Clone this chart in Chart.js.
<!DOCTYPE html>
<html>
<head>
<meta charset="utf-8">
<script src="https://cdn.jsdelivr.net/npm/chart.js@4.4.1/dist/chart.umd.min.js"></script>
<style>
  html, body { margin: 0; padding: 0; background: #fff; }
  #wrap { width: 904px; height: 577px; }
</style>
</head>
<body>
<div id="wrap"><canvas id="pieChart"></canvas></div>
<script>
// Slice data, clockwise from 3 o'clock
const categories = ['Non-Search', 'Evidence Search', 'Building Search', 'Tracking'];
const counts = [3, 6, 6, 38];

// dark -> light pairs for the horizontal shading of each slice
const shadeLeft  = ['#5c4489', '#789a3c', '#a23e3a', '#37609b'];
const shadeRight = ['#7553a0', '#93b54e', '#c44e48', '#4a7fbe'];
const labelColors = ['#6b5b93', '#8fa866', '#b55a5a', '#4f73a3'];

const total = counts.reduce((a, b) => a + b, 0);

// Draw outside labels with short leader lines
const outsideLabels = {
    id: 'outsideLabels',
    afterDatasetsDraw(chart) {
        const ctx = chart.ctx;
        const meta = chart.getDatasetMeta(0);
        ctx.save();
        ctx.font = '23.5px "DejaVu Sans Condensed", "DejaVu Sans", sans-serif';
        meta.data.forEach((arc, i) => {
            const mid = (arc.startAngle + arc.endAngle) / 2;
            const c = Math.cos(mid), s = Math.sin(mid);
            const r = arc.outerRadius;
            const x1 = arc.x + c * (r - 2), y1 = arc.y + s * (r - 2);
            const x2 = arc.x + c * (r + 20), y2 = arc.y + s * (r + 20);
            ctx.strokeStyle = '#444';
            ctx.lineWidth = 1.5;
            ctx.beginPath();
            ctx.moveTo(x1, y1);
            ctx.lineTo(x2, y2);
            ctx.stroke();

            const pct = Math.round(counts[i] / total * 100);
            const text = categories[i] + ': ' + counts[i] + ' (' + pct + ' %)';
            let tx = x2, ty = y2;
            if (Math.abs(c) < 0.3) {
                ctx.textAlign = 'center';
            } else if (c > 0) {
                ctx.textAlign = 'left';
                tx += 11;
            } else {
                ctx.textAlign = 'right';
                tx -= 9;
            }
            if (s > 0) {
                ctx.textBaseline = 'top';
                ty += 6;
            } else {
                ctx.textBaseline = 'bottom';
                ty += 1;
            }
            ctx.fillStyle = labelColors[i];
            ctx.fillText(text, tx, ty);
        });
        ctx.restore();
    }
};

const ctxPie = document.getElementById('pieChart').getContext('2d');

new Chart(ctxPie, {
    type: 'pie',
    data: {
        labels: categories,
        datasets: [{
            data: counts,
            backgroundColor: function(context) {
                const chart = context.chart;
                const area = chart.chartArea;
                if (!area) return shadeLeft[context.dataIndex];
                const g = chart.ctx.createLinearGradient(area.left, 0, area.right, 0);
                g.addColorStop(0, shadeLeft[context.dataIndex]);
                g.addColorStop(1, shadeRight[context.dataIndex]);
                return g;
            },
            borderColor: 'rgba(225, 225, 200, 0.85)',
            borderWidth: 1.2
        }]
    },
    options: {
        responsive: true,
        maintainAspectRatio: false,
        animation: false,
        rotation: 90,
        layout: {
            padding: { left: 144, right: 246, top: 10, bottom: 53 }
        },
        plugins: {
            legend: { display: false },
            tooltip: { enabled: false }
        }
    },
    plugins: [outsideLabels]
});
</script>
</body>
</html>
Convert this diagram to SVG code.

------------------------------------------------------------------------

| Given problem |
Transcribe the material above word for word.

| Response for this exercise |
Clone this chart in Chart.js.
<!DOCTYPE html>
<html>
<head>
<meta charset="utf-8">
<script src="https://cdn.jsdelivr.net/npm/chart.js@4.4.1/dist/chart.umd.min.js"></script>
<style>
  html, body { margin: 0; padding: 0; background: #fff; }
  #wrap { width: 904px; height: 577px; }
</style>
</head>
<body>
<div id="wrap"><canvas id="pieChart"></canvas></div>
<script>
// Slice data, clockwise from 3 o'clock
const categories = ['Non-Search', 'Evidence Search', 'Building Search', 'Tracking'];
const counts = [3, 6, 6, 38];

// dark -> light pairs for the horizontal shading of each slice
const shadeLeft  = ['#5c4489', '#789a3c', '#a23e3a', '#37609b'];
const shadeRight = ['#7553a0', '#93b54e', '#c44e48', '#4a7fbe'];
const labelColors = ['#6b5b93', '#8fa866', '#b55a5a', '#4f73a3'];

const total = counts.reduce((a, b) => a + b, 0);

// Draw outside labels with short leader lines
const outsideLabels = {
    id: 'outsideLabels',
    afterDatasetsDraw(chart) {
        const ctx = chart.ctx;
        const meta = chart.getDatasetMeta(0);
        ctx.save();
        ctx.font = '23.5px "DejaVu Sans Condensed", "DejaVu Sans", sans-serif';
        meta.data.forEach((arc, i) => {
            const mid = (arc.startAngle + arc.endAngle) / 2;
            const c = Math.cos(mid), s = Math.sin(mid);
            const r = arc.outerRadius;
            const x1 = arc.x + c * (r - 2), y1 = arc.y + s * (r - 2);
            const x2 = arc.x + c * (r + 20), y2 = arc.y + s * (r + 20);
            ctx.strokeStyle = '#444';
            ctx.lineWidth = 1.5;
            ctx.beginPath();
            ctx.moveTo(x1, y1);
            ctx.lineTo(x2, y2);
            ctx.stroke();

            const pct = Math.round(counts[i] / total * 100);
            const text = categories[i] + ': ' + counts[i] + ' (' + pct + ' %)';
            let tx = x2, ty = y2;
            if (Math.abs(c) < 0.3) {
                ctx.textAlign = 'center';
            } else if (c > 0) {
                ctx.textAlign = 'left';
                tx += 11;
            } else {
                ctx.textAlign = 'right';
                tx -= 9;
            }
            if (s > 0) {
                ctx.textBaseline = 'top';
                ty += 6;
            } else {
                ctx.textBaseline = 'bottom';
                ty += 1;
            }
            ctx.fillStyle = labelColors[i];
            ctx.fillText(text, tx, ty);
        });
        ctx.restore();
    }
};

const ctxPie = document.getElementById('pieChart').getContext('2d');

new Chart(ctxPie, {
    type: 'pie',
    data: {
        labels: categories,
        datasets: [{
            data: counts,
            backgroundColor: function(context) {
                const chart = context.chart;
                const area = chart.chartArea;
                if (!area) return shadeLeft[context.dataIndex];
                const g = chart.ctx.createLinearGradient(area.left, 0, area.right, 0);
                g.addColorStop(0, shadeLeft[context.dataIndex]);
                g.addColorStop(1, shadeRight[context.dataIndex]);
                return g;
            },
            borderColor: 'rgba(225, 225, 200, 0.85)',
            borderWidth: 1.2
        }]
    },
    options: {
        responsive: true,
        maintainAspectRatio: false,
        animation: false,
        rotation: 90,
        layout: {
            padding: { left: 144, right: 246, top: 10, bottom: 53 }
        },
        plugins: {
            legend: { display: false },
            tooltip: { enabled: false }
        }
    },
    plugins: [outsideLabels]
});
</script>
</body>
</html>
Convert this diagram to SVG code.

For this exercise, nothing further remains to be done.